Transcript
Podcast Host (0:02)
You're listening to a podcast on Catholic Saints. This podcast is produced by the Augustine Institute, an apostolate helping Catholics understand, live and share their faith.
Dr. Ben Akers (0:23)
Hello and welcome to Form now, my name is Dr. Ben Akers. I'm the executive director of Formed. And we're in part three of our four part series on St. Francis DeSales and the character of a Christian. And My guest today, Dr. Christopher Bloom, is a great friend of St. Francis DeSales. You can see an episode on St. Francis DeSales on his series called True Reformers, which is found on Formed. He's also helped translate the text that we have for you that we're discussing today and the virtue we're going to be talking about. The character, the essential trait of a Christian that we're going to be talking about today is the trait of sincerity. And last time we talked about the importance of attentiveness. And a verse came to mind in our conversation from Psalm 123 and Psalm 123 to you. I lift up my eyes, O you who are enthroned in the heavens. Behold, as the eyes of a servants look to the hand of their master, as the eyes of the maidservant to the hand of her mistress, so our eyes look to the Lord our God, till he has mercy on us. It was a beautiful scriptural base of that attentiveness, that focus on what we're supposed to do in prayer.
Dr. Christopher Bloom (1:30)
Yeah, we're going to see the same thing today. You may recall, Ben, that in the first episode I mentioned that the introduction to Outlife was written at a time when, in the Renaissance, when there's a lot of self help literature out there. Okay. There's a lot of fashioning the self or creating the self or looking in the mirror. Right. And what De Sales is offering in the Devout Life is just what that verse talks about, looking at the master rather than looking in the mirror. And in a funny sort of way, we're going to see that here in his discussion of humility, which I'm suggesting we can take under the heading of sincerity.
Dr. Ben Akers (2:10)
Also, this is from the third part of the Introduction to Devout Life, and he talks about the importance of virtue. Would you mind sharing a little bit about the importance of virtue to the moral life, but also to the spiritual life?
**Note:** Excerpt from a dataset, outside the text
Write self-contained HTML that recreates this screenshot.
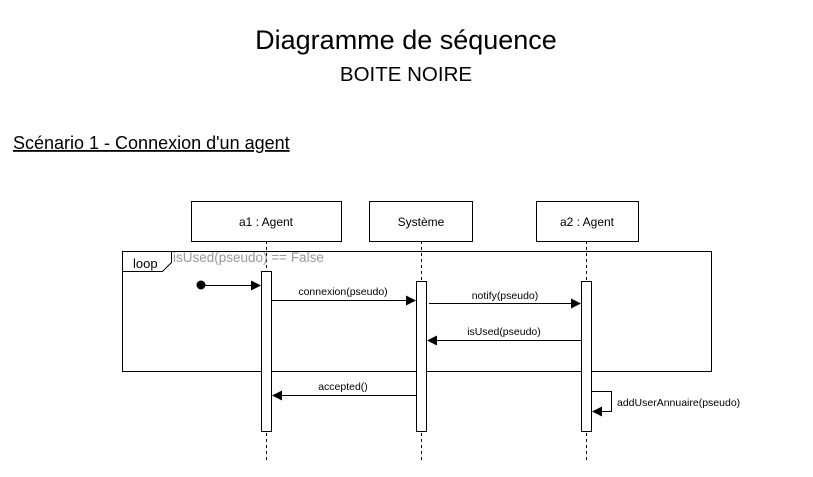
<!DOCTYPE html>
<html><head><meta charset="utf-8"><style>html,body{margin:0;padding:0;background:#fff;}</style></head>
<body>
<svg width="813" height="472" viewBox="0 0 813 472" xmlns="http://www.w3.org/2000/svg" font-family="Liberation Sans, Arial, sans-serif">
<defs>
<marker id="a" markerWidth="10" markerHeight="10" refX="9" refY="5" orient="auto" markerUnits="userSpaceOnUse"><path d="M0,0 L10,5 L0,10 Z" fill="#000"/></marker>
</defs>
<rect width="813" height="472" fill="#fff"/>
<text x="406" y="49" font-size="27" text-anchor="middle">Diagramme de séquence</text>
<text x="406" y="81" font-size="20.5" text-anchor="middle">BOITE NOIRE</text>
<text x="13" y="149" font-size="18" text-decoration="underline">Scénario 1 - Connexion d'un agent</text>
<g stroke="#000" stroke-dasharray="3,3" stroke-width="1">
<line x1="266.5" y1="241" x2="266.5" y2="462"/>
<line x1="421.5" y1="241" x2="421.5" y2="462"/>
<line x1="586.5" y1="241" x2="586.5" y2="462"/>
</g>
<g fill="#fff" stroke="#000" stroke-width="1">
<rect x="191.5" y="201.5" width="150" height="40"/>
<rect x="369.5" y="201.5" width="103" height="40"/>
<rect x="536.5" y="201.5" width="102" height="40"/>
</g>
<g font-size="12" text-anchor="middle">
<text x="266" y="226">a1 : Agent</text>
<text x="421" y="226">Système</text>
<text x="587" y="226">a2 : Agent</text>
</g>
<rect x="122.5" y="251.5" width="589" height="120" fill="none" stroke="#000"/>
<path d="M122.5,271.5 L162.5,271.5 L171.5,262.5 L171.5,251.5" fill="none" stroke="#000"/>
<text x="133" y="268" font-size="13">loop</text>
<text x="173" y="262" font-size="13.5" fill="#999">isUsed(pseudo) == False</text>
<g fill="#fff" stroke="#000">
<rect x="261.5" y="271.5" width="10" height="160"/>
<rect x="416.5" y="281.5" width="10" height="150"/>
<rect x="581.5" y="281.5" width="10" height="150"/>
</g>
<g stroke="#000" stroke-width="1" fill="none">
<circle cx="201" cy="285" r="4" fill="#000"/>
<line x1="201" y1="285.5" x2="260" y2="285.5" marker-end="url(#a)"/>
<line x1="272" y1="300.5" x2="415" y2="300.5" marker-end="url(#a)"/>
<line x1="429" y1="303.5" x2="580" y2="303.5" marker-end="url(#a)"/>
<line x1="581" y1="340.5" x2="428" y2="340.5" marker-end="url(#a)"/>
<line x1="416" y1="395.5" x2="273" y2="395.5" marker-end="url(#a)"/>
<path d="M591,391.5 L611.5,391.5 L611.5,411.5 L593,411.5" marker-end="url(#a)"/>
</g>
<g font-size="10.5" text-anchor="middle">
<text x="343" y="295">connexion(pseudo)</text>
<text x="505" y="299">notify(pseudo)</text>
<text x="504" y="335">isUsed(pseudo)</text>
<text x="343" y="390">accepted()</text>
<text x="617" y="406" text-anchor="start">addUserAnnuaire(pseudo)</text>
</g>
</svg>
</body></html>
Dr. Christopher Bloom (2:22)
Yeah. So the aim of human life, of course, is the charity, the twofold, to fulfill the twofold commandment to love God and love neighbor. Right. Why is that? Well, the faculty which is deepest in us is the will. Right. We are creatures, we stand in need of other things and other personal beings as it were. People and God and angels too, for that matter. And so the will is that thirst, as it were, right to be in communion with God and neighbor. So if that's not right, if we're not loving rightly, then what's deepest enough is being thwarted. And you can think of all of the virtues. I mean, charity itself just is loving rightly, but you can think of all of the other virtues as removing obstacles to our loving rightly.